Perhaps best gift I have gotten from my in-laws since they allowed me to marry their daughter.  The double stainless wall keeps the second cup of coffee hot while I drink the first.  When I first started traveling with this through Central American airports, I buried it in my carry-on and it always seemed to raise concern during the security screening.  Fortunately, the 12-oz. model is small enough to fit in the water bottle sack on my backpack so I don’t have to open my carry-on anymore when I go through the security screening.  It still piques the interest of the security agents, but only because they want to figure out if they can justify confiscating it for themselves on national security grounds.  (Pictured here against the Quito skyline.)

The precision timing of my brewing — and insistence on controlling the water temperature — has alternately been the cause of amusement and consternation in the hotels where I stay, but invariably people are impressed by the Intelli app, as sleek as everything else Intelligentsia does.  (The lush digital hardwood here pictured here against a real hardwood desk.)

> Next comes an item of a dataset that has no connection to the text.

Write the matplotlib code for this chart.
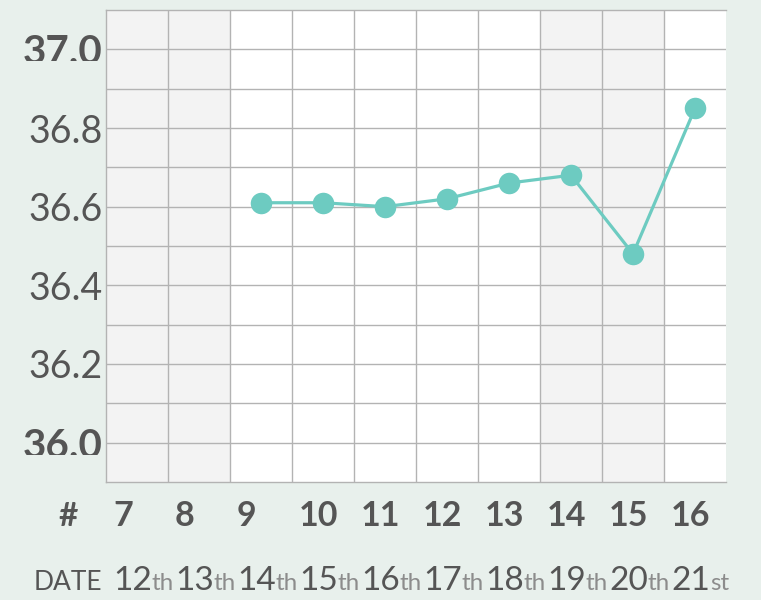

Finally, this backpack bottle — another noteworthy gift, this time from my friends at Coffee Exchange in Providence — has been a miracle.  On those days when I rise with the sun to head to the field and return as it sets, the backpack bottle allows me to brew a good cup in the morning and drink it on the road in the afternoon.  Sure, letting your brewed coffee sit in a sealed stainless container for 7 hours doesn’t perhaps meet the highest standards for cup quality, but the backpack bottle keeps the coffee hot and manages to preserve some of its nuances for a long, long time.  When I drink from this in the afternoon, it is usually on a rutted road far from even the most awful cup of instant coffee.  And perhaps the best thing about backpack bottle is the rubber seal and metal hook that keeps every drop of the coffee inside and any nastiness outside.  I have dropped mine into rainy-season mudbanks, dry-season dustbeds and water tanks and every time opened to find the drinking surface dry and clean.

 

OK, so they don’t replace my wife and kids, but they are welcome companions on the road.